— Ch. 1 · Etymology And Origin —
Blowback (intelligence).
~5 min read · Ch. 1 of 7
The word blowback began as internal jargon within the Central Intelligence Agency. It described a specific failure mode where a weapon or tactic was used beyond its intended purpose and turned back against the supplier. This definition emerged from the agency's own records regarding the 1953 Iranian coup d'état. The term first appeared in formal print within the document titled Clandestine Service History, Overthrow of Premier Mossadeq of Iran.

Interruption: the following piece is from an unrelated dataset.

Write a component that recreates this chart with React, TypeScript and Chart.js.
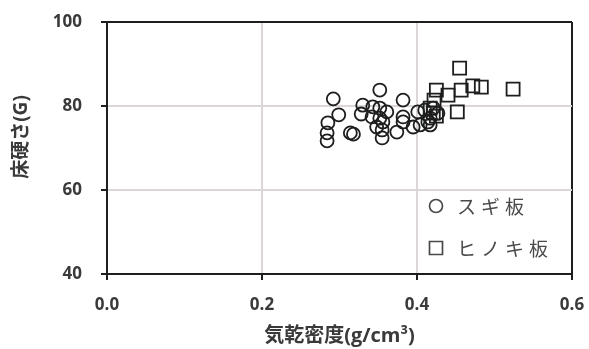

That report covered events from November 1952 through August 1953 and was published in March 1954. The text detailed how American and British governments sponsored the operation to remove Mohammad Mosaddeq. Decades later, the consequences of that intervention manifested during the Iranian Revolution and the subsequent hostage crisis. These events proved the original CIA definition correct. Civilians often suffer these unintended effects without knowing which secret attack provoked their revenge.
Iran Contra Affair
During the 1980s, legal debates centered on the Reagan Doctrine and its support for anti-Communist counter-revolutionaries. The United States secretly funded right-wing Contras fighting the left-wing Sandinista government in Nicaragua. This arrangement led directly to the Iran-Contra Affair when the administration sold weapons to Iran to arm those same Contras. The deal required Warsaw Pact weapons to be supplied to the Nicaraguan fighters. As a result, members of the Contras engaged in drug-dealing operations inside American cities. Ambrose Evans-Pritchard reported in 1994 that smugglers were linked to these arms deals. The International Court of Justice ruled against the United States regarding secret military attacks on Sandinista Nicaragua because no formal war existed between the nations. Advocates like The Heritage Foundation argued that supporting anti-Communists would topple regimes without retaliatory consequences. They believed this strategy would help win the global Cold War but failed to account for the blowback generated by covert funding.